▶ [Your task]
Can you write out all the lines word for word, with no pictures?

## start Data shown

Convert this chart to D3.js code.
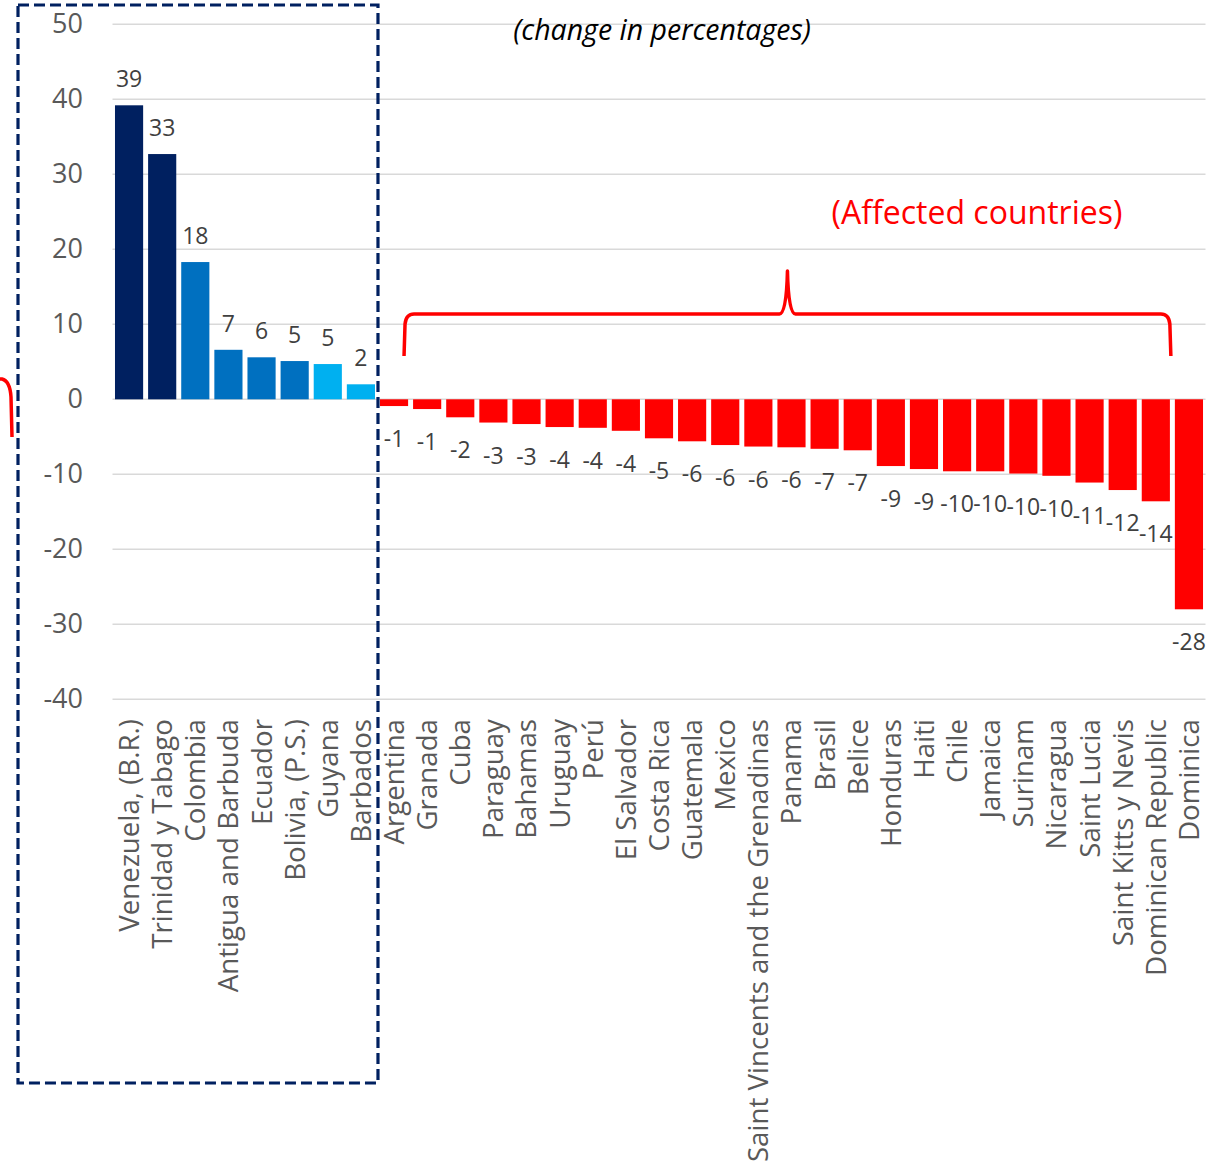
<!DOCTYPE html>
<html>
<head>
<meta charset="utf-8">
<script src="https://cdn.jsdelivr.net/npm/d3@7"></script>
<style>
  html, body { margin: 0; padding: 0; background: #fff; }
  svg { display: block; font-family: "Open Sans", "Noto Sans", sans-serif; }
</style>
</head>
<body>
<svg id="chart" width="1221" height="1167"></svg>
<script>
// Countries, ordered from largest gain to largest loss
const countries = [
  "Venezuela, (B.R.)", "Trinidad y Tabago", "Colombia", "Antigua and Barbuda",
  "Ecuador", "Bolivia, (P.S.)", "Guyana", "Barbados",
  "Argentina", "Granada", "Cuba", "Paraguay", "Bahamas", "Uruguay", "Perú",
  "El Salvador", "Costa Rica", "Guatemala", "Mexico",
  "Saint Vincents and the Grenadinas", "Panama", "Brasil", "Belice", "Honduras",
  "Haiti", "Chile", "Jamaica", "Surinam", "Nicaragua", "Saint Lucia",
  "Saint Kitts y Nevis", "Dominican Republic", "Dominica"
];

// Change in percentages
const changes = [
  39.2, 32.7, 18.3, 6.6, 5.6, 5.1, 4.7, 2.0,
  -0.9, -1.3, -2.4, -3.1, -3.3, -3.7, -3.8,
  -4.2, -5.2, -5.6, -6.1,
  -6.3, -6.4, -6.6, -6.8, -8.9,
  -9.3, -9.6, -9.6, -9.9, -10.2, -11.1,
  -12.1, -13.6, -28.0
];

// Colour group of each bar
const groups = [
  "high", "high", "mid", "mid", "mid", "mid", "low", "low",
  "neg", "neg", "neg", "neg", "neg", "neg", "neg", "neg", "neg", "neg", "neg",
  "neg", "neg", "neg", "neg", "neg", "neg", "neg", "neg", "neg", "neg", "neg",
  "neg", "neg", "neg"
];

const yTicks = [50, 40, 30, 20, 10, 0, -10, -20, -30, -40];
const subtitle = "(change in percentages)";
const affectedLabel = "(Affected countries)";

const colors = { high: "#002060", mid: "#0070C0", low: "#00B0F0", neg: "#FF0000" };

const data = countries.map((c, i) => ({ country: c, value: changes[i], group: groups[i] }));

const svg = d3.select("#chart");

const x = d3.scaleBand()
  .domain(countries)
  .range([112.5, 1205.5])
  .paddingInner(0.15)
  .paddingOuter(0.075);

const y = d3.scaleLinear()
  .domain([-40, 50])
  .range([699.3, 24.3]);

// Horizontal gridlines
svg.append("g")
  .selectAll("line")
  .data(yTicks)
  .join("line")
  .attr("x1", 112.5)
  .attr("x2", 1205.5)
  .attr("y1", d => y(d))
  .attr("y2", d => y(d))
  .attr("stroke", "#d9d9d9")
  .attr("stroke-width", 1.5);

// Value axis labels
const yAxis = d3.axisLeft(y).tickValues(yTicks).tickSize(0).tickPadding(0)
  .tickFormat(d => String(d));
svg.append("g")
  .attr("transform", "translate(83,0)")
  .call(yAxis)
  .call(g => g.select(".domain").remove())
  .call(g => g.selectAll("text")
    .attr("font-family", "'Open Sans', sans-serif")
    .attr("font-size", 27)
    .attr("fill", "#595959"));

// Bars
svg.append("g")
  .selectAll("rect")
  .data(data)
  .join("rect")
  .attr("x", d => x(d.country))
  .attr("width", x.bandwidth())
  .attr("y", d => y(Math.max(0, d.value)))
  .attr("height", d => Math.abs(y(d.value) - y(0)))
  .attr("fill", d => colors[d.group]);

// Data labels
svg.append("g")
  .selectAll("text")
  .data(data)
  .join("text")
  .attr("x", d => x(d.country) + x.bandwidth() / 2)
  .attr("y", d => d.value >= 0 ? y(d.value) - 18 : y(d.value) + 41)
  .attr("text-anchor", "middle")
  .attr("font-size", 23)
  .attr("fill", "#404040")
  .text(d => d.value.toFixed(0));

// Category labels, rotated
svg.append("g")
  .selectAll("text")
  .data(countries)
  .join("text")
  .attr("transform", d => `translate(${x(d) + x.bandwidth() / 2},719) rotate(-90)`)
  .attr("dy", "0.36em")
  .attr("text-anchor", "end")
  .attr("font-size", 27.7)
  .attr("fill", "#595959")
  .text(d => d);

// Subtitle
svg.append("text")
  .attr("x", 662)
  .attr("y", 40)
  .attr("text-anchor", "middle")
  .attr("font-size", 28.5)
  .attr("font-style", "italic")
  .attr("fill", "#000")
  .text(subtitle);

// Dashed frame around the countries with gains
const posCountries = data.filter(d => d.value > 0).map(d => d.country);
const frameRight = x(posCountries[posCountries.length - 1]) + x.bandwidth() + 3;
svg.append("rect")
  .attr("x", 18)
  .attr("y", 5)
  .attr("width", frameRight - 18)
  .attr("height", 1078)
  .attr("fill", "none")
  .attr("stroke", "#002060")
  .attr("stroke-width", 3.2)
  .attr("stroke-dasharray", "11 5");

// Brace over the countries with losses
const negCountries = data.filter(d => d.value < 0).map(d => d.country);
const bx0 = x(negCountries[0]) + x.bandwidth() / 2 + 10;
const bx1 = x(negCountries[negCountries.length - 1]) - 4;
const bmid = (bx0 + bx1) / 2;
const by = 314, bEnd = 356, bPeak = 271;
const bracePath = d3.path();
bracePath.moveTo(bx0, bEnd);
bracePath.lineTo(bx0 + 1, by + 10);
bracePath.quadraticCurveTo(bx0 + 2, by, bx0 + 10, by);
bracePath.lineTo(bmid - 8, by);
bracePath.quadraticCurveTo(bmid - 1, by, bmid, bPeak);
bracePath.quadraticCurveTo(bmid + 1, by, bmid + 8, by);
bracePath.lineTo(bx1 - 10, by);
bracePath.quadraticCurveTo(bx1 - 2, by, bx1 - 1, by + 10);
bracePath.lineTo(bx1, bEnd);
svg.append("path")
  .attr("d", bracePath.toString())
  .attr("fill", "none")
  .attr("stroke", "#FF0000")
  .attr("stroke-width", 3.5)
  .attr("stroke-linejoin", "round");

svg.append("text")
  .attr("x", 977)
  .attr("y", 224)
  .attr("text-anchor", "middle")
  .attr("font-size", 32)
  .attr("fill", "#FF0000")
  .text(affectedLabel);

// End of a brace reaching in from the left edge
const leftBrace = d3.path();
leftBrace.moveTo(-4, 379);
leftBrace.lineTo(2, 379);
leftBrace.quadraticCurveTo(10, 381, 11, 397);
leftBrace.lineTo(12, 437);
svg.append("path")
  .attr("d", leftBrace.toString())
  .attr("fill", "none")
  .attr("stroke", "#FF0000")
  .attr("stroke-width", 3.5);
</script>
</body>
</html>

## end Data shown

▶ [Problem solution]
Convert this chart to D3.js code.
<!DOCTYPE html>
<html>
<head>
<meta charset="utf-8">
<script src="https://cdn.jsdelivr.net/npm/d3@7"></script>
<style>
  html, body { margin: 0; padding: 0; background: #fff; }
  svg { display: block; font-family: "Open Sans", "Noto Sans", sans-serif; }
</style>
</head>
<body>
<svg id="chart" width="1221" height="1167"></svg>
<script>
// Countries, ordered from largest gain to largest loss
const countries = [
  "Venezuela, (B.R.)", "Trinidad y Tabago", "Colombia", "Antigua and Barbuda",
  "Ecuador", "Bolivia, (P.S.)", "Guyana", "Barbados",
  "Argentina", "Granada", "Cuba", "Paraguay", "Bahamas", "Uruguay", "Perú",
  "El Salvador", "Costa Rica", "Guatemala", "Mexico",
  "Saint Vincents and the Grenadinas", "Panama", "Brasil", "Belice", "Honduras",
  "Haiti", "Chile", "Jamaica", "Surinam", "Nicaragua", "Saint Lucia",
  "Saint Kitts y Nevis", "Dominican Republic", "Dominica"
];

// Change in percentages
const changes = [
  39.2, 32.7, 18.3, 6.6, 5.6, 5.1, 4.7, 2.0,
  -0.9, -1.3, -2.4, -3.1, -3.3, -3.7, -3.8,
  -4.2, -5.2, -5.6, -6.1,
  -6.3, -6.4, -6.6, -6.8, -8.9,
  -9.3, -9.6, -9.6, -9.9, -10.2, -11.1,
  -12.1, -13.6, -28.0
];

// Colour group of each bar
const groups = [
  "high", "high", "mid", "mid", "mid", "mid", "low", "low",
  "neg", "neg", "neg", "neg", "neg", "neg", "neg", "neg", "neg", "neg", "neg",
  "neg", "neg", "neg", "neg", "neg", "neg", "neg", "neg", "neg", "neg", "neg",
  "neg", "neg", "neg"
];

const yTicks = [50, 40, 30, 20, 10, 0, -10, -20, -30, -40];
const subtitle = "(change in percentages)";
const affectedLabel = "(Affected countries)";

const colors = { high: "#002060", mid: "#0070C0", low: "#00B0F0", neg: "#FF0000" };

const data = countries.map((c, i) => ({ country: c, value: changes[i], group: groups[i] }));

const svg = d3.select("#chart");

const x = d3.scaleBand()
  .domain(countries)
  .range([112.5, 1205.5])
  .paddingInner(0.15)
  .paddingOuter(0.075);

const y = d3.scaleLinear()
  .domain([-40, 50])
  .range([699.3, 24.3]);

// Horizontal gridlines
svg.append("g")
  .selectAll("line")
  .data(yTicks)
  .join("line")
  .attr("x1", 112.5)
  .attr("x2", 1205.5)
  .attr("y1", d => y(d))
  .attr("y2", d => y(d))
  .attr("stroke", "#d9d9d9")
  .attr("stroke-width", 1.5);

// Value axis labels
const yAxis = d3.axisLeft(y).tickValues(yTicks).tickSize(0).tickPadding(0)
  .tickFormat(d => String(d));
svg.append("g")
  .attr("transform", "translate(83,0)")
  .call(yAxis)
  .call(g => g.select(".domain").remove())
  .call(g => g.selectAll("text")
    .attr("font-family", "'Open Sans', sans-serif")
    .attr("font-size", 27)
    .attr("fill", "#595959"));

// Bars
svg.append("g")
  .selectAll("rect")
  .data(data)
  .join("rect")
  .attr("x", d => x(d.country))
  .attr("width", x.bandwidth())
  .attr("y", d => y(Math.max(0, d.value)))
  .attr("height", d => Math.abs(y(d.value) - y(0)))
  .attr("fill", d => colors[d.group]);

// Data labels
svg.append("g")
  .selectAll("text")
  .data(data)
  .join("text")
  .attr("x", d => x(d.country) + x.bandwidth() / 2)
  .attr("y", d => d.value >= 0 ? y(d.value) - 18 : y(d.value) + 41)
  .attr("text-anchor", "middle")
  .attr("font-size", 23)
  .attr("fill", "#404040")
  .text(d => d.value.toFixed(0));

// Category labels, rotated
svg.append("g")
  .selectAll("text")
  .data(countries)
  .join("text")
  .attr("transform", d => `translate(${x(d) + x.bandwidth() / 2},719) rotate(-90)`)
  .attr("dy", "0.36em")
  .attr("text-anchor", "end")
  .attr("font-size", 27.7)
  .attr("fill", "#595959")
  .text(d => d);

// Subtitle
svg.append("text")
  .attr("x", 662)
  .attr("y", 40)
  .attr("text-anchor", "middle")
  .attr("font-size", 28.5)
  .attr("font-style", "italic")
  .attr("fill", "#000")
  .text(subtitle);

// Dashed frame around the countries with gains
const posCountries = data.filter(d => d.value > 0).map(d => d.country);
const frameRight = x(posCountries[posCountries.length - 1]) + x.bandwidth() + 3;
svg.append("rect")
  .attr("x", 18)
  .attr("y", 5)
  .attr("width", frameRight - 18)
  .attr("height", 1078)
  .attr("fill", "none")
  .attr("stroke", "#002060")
  .attr("stroke-width", 3.2)
  .attr("stroke-dasharray", "11 5");

// Brace over the countries with losses
const negCountries = data.filter(d => d.value < 0).map(d => d.country);
const bx0 = x(negCountries[0]) + x.bandwidth() / 2 + 10;
const bx1 = x(negCountries[negCountries.length - 1]) - 4;
const bmid = (bx0 + bx1) / 2;
const by = 314, bEnd = 356, bPeak = 271;
const bracePath = d3.path();
bracePath.moveTo(bx0, bEnd);
bracePath.lineTo(bx0 + 1, by + 10);
bracePath.quadraticCurveTo(bx0 + 2, by, bx0 + 10, by);
bracePath.lineTo(bmid - 8, by);
bracePath.quadraticCurveTo(bmid - 1, by, bmid, bPeak);
bracePath.quadraticCurveTo(bmid + 1, by, bmid + 8, by);
bracePath.lineTo(bx1 - 10, by);
bracePath.quadraticCurveTo(bx1 - 2, by, bx1 - 1, by + 10);
bracePath.lineTo(bx1, bEnd);
svg.append("path")
  .attr("d", bracePath.toString())
  .attr("fill", "none")
  .attr("stroke", "#FF0000")
  .attr("stroke-width", 3.5)
  .attr("stroke-linejoin", "round");

svg.append("text")
  .attr("x", 977)
  .attr("y", 224)
  .attr("text-anchor", "middle")
  .attr("font-size", 32)
  .attr("fill", "#FF0000")
  .text(affectedLabel);

// End of a brace reaching in from the left edge
const leftBrace = d3.path();
leftBrace.moveTo(-4, 379);
leftBrace.lineTo(2, 379);
leftBrace.quadraticCurveTo(10, 381, 11, 397);
leftBrace.lineTo(12, 437);
svg.append("path")
  .attr("d", leftBrace.toString())
  .attr("fill", "none")
  .attr("stroke", "#FF0000")
  .attr("stroke-width", 3.5);
</script>
</body>
</html>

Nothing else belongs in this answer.